In 1857 Frenchman Édouard-Léon Scott de Martinville invented the phonautograph, a device that could record sound, but not play it back.

In 1877 Thomas Edison invented the phonograph, but a better device was not made until the late 1880s.

Does anybody know how the composers of the 1890s reacted to this technology?

I wonder if the composers before sound recording ever thought of that idea. Photography had been around decades before sound recording. There are photographs of Chopin and Schumann. Did they (or other contemporaries) ever think "We can record pictures, why not sound also?"


----------



## Ravn (Jan 6, 2020)

At least Brahms used the technology.


----------



## Fabulin (Jun 10, 2019)

I recall that Tchaikovsky thought that music recording would revolutionize music learning.

Anton Rubinstein, who took many risks in his piano playing, refused to play for record, because he realized that people forgave him missing or omitting notes only because of the excitement of his surprising, improvisational style.

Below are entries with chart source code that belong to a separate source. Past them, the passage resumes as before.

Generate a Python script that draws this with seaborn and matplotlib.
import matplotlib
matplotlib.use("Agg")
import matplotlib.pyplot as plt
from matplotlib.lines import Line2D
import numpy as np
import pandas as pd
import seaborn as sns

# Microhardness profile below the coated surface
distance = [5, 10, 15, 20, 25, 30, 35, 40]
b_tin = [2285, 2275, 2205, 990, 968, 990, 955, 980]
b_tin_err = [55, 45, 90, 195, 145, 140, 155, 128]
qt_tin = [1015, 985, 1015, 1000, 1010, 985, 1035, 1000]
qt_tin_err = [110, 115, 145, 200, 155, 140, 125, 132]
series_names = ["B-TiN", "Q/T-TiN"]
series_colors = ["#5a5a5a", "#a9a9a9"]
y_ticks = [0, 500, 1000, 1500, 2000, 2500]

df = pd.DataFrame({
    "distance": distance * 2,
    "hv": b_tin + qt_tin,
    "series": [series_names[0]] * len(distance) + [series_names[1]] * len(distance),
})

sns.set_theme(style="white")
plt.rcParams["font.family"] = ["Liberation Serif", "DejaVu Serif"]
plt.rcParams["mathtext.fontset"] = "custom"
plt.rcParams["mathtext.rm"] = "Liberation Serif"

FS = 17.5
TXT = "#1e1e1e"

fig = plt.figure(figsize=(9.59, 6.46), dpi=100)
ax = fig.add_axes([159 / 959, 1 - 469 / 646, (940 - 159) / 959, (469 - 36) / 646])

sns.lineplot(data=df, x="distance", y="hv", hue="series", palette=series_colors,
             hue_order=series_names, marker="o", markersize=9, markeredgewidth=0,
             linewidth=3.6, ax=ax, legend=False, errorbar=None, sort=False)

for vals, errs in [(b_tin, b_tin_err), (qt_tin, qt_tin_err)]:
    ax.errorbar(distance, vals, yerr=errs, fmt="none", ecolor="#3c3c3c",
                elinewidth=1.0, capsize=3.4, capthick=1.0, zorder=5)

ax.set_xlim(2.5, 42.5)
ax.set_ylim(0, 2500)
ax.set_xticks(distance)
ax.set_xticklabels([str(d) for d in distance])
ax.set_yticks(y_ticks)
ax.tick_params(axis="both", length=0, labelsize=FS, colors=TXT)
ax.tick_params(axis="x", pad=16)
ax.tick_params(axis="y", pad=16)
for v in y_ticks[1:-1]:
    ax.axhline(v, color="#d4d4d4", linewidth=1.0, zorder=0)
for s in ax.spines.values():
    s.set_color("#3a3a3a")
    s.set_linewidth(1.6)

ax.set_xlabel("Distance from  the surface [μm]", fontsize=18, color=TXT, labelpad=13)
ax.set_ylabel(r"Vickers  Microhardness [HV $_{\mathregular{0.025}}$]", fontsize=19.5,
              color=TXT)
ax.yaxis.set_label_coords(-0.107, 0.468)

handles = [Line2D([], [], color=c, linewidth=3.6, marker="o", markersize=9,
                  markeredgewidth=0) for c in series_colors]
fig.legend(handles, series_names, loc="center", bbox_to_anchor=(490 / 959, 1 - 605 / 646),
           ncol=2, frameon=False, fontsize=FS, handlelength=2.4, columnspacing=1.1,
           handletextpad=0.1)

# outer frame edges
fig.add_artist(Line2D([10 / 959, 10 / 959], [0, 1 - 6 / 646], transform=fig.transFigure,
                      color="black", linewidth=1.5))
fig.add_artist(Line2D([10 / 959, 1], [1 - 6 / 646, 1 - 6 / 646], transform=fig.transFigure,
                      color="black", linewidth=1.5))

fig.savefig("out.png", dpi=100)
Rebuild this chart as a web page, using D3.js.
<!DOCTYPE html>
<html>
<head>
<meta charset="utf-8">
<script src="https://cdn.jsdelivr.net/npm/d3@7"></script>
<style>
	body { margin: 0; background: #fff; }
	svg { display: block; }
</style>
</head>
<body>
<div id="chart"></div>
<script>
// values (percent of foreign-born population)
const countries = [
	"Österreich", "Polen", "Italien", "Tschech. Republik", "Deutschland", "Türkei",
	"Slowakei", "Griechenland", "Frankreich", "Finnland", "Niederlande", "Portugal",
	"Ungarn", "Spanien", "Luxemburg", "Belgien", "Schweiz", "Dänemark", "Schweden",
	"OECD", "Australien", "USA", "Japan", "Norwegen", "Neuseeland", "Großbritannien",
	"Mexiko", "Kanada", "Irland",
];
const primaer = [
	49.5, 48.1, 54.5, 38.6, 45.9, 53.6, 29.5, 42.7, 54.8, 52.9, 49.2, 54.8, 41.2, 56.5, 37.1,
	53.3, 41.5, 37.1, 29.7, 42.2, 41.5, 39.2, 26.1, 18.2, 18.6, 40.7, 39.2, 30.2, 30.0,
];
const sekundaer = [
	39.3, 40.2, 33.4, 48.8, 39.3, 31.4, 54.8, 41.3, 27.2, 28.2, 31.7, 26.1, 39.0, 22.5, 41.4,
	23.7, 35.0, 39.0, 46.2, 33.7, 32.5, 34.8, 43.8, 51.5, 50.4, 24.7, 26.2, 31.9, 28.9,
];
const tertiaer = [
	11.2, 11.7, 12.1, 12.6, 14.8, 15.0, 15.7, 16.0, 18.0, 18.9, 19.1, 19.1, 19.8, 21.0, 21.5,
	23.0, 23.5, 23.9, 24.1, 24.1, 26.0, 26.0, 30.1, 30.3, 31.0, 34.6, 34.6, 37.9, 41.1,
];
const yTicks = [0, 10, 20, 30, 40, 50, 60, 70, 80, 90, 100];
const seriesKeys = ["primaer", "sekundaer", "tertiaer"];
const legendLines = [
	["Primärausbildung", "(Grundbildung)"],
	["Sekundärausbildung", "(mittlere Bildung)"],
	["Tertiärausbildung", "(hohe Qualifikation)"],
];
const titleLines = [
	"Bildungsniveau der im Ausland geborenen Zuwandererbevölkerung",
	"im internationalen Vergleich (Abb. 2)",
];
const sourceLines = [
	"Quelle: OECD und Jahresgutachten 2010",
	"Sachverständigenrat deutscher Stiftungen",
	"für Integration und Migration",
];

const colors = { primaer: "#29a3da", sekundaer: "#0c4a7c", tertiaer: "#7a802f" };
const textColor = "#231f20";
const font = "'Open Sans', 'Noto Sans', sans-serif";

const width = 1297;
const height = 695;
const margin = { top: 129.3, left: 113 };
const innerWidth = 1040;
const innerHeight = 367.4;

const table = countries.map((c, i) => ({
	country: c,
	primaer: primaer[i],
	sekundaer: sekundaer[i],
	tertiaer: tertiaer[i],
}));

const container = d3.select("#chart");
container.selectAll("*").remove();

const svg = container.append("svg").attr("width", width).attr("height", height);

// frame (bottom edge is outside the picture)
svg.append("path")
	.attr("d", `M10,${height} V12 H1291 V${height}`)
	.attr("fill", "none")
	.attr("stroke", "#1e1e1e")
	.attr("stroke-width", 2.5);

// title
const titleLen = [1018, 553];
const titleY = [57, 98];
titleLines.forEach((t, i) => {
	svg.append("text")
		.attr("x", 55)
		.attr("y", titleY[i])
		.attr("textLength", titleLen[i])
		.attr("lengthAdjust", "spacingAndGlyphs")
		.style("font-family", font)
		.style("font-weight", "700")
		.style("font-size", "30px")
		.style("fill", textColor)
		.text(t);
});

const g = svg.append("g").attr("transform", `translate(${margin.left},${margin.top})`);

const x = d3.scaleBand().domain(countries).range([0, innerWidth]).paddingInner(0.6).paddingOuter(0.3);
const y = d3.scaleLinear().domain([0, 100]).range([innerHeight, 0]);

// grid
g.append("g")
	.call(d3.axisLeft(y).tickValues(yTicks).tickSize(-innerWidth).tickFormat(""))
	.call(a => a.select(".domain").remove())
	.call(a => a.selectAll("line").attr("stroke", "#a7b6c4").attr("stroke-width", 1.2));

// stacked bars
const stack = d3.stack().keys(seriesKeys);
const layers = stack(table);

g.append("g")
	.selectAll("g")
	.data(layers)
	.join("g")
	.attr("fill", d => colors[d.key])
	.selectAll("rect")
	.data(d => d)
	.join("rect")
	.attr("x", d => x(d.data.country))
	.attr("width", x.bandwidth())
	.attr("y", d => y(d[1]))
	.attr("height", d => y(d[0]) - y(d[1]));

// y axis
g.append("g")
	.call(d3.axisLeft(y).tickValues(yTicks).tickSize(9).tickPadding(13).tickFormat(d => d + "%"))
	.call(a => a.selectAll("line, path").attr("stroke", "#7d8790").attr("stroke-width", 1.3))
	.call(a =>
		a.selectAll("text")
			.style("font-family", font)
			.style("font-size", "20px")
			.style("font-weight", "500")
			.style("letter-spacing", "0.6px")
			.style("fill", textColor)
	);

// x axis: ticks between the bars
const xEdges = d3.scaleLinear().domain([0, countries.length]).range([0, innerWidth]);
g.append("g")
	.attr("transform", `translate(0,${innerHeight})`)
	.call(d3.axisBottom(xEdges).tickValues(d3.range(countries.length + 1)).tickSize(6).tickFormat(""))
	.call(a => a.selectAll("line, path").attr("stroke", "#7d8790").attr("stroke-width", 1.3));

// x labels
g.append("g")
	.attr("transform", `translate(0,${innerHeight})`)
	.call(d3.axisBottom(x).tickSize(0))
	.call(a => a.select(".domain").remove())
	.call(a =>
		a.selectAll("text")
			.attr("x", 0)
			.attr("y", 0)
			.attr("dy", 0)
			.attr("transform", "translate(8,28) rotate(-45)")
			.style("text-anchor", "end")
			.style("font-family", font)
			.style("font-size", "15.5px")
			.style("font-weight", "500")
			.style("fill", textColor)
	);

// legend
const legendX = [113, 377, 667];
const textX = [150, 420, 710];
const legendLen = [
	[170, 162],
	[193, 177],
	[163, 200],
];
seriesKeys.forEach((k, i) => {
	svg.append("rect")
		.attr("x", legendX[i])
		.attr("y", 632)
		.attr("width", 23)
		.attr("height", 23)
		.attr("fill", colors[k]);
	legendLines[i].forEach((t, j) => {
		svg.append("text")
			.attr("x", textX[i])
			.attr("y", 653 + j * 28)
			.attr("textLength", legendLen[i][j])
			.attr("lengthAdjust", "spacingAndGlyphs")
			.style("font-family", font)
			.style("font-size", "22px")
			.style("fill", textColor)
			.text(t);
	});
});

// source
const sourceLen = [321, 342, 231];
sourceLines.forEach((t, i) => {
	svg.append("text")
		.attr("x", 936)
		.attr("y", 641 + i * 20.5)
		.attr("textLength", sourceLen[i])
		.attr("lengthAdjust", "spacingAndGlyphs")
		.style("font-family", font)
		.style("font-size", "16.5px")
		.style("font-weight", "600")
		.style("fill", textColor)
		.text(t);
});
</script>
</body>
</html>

If they listened to his playing multiple times, the surprises would be gone, and only mistakes would remain.

In this recording he is asked to play, but at the end he can be heard refusing.


----------



## RICK RIEKERT (Oct 9, 2017)

In 1888 a recording of Arthur Sullivan's song 'The Lost Chord' was etched onto a phonograph cylinder. Sullivan was astounded at this new technology, but had his reservations too.

At the time he said: "I can only say that I am astonished and somewhat terrified at the result of this evening's experiments: astonished at the wonderful power you have developed, and terrified at the thought that so much hideous and bad music may be put on record forever." 

Tchaikovsky wrote in a letter to businessman Julius Block on Oct. 26, 1889, “The phonograph is certainly the most surprising, the most beautiful and the most interesting among all inventions that circumscribe the 19th century. Honor to the great inventor Edison!”

John Philip Sousa disliked recordings, mostly because he was not being paid for the widespread use of his music even though it was copyrighted.


----------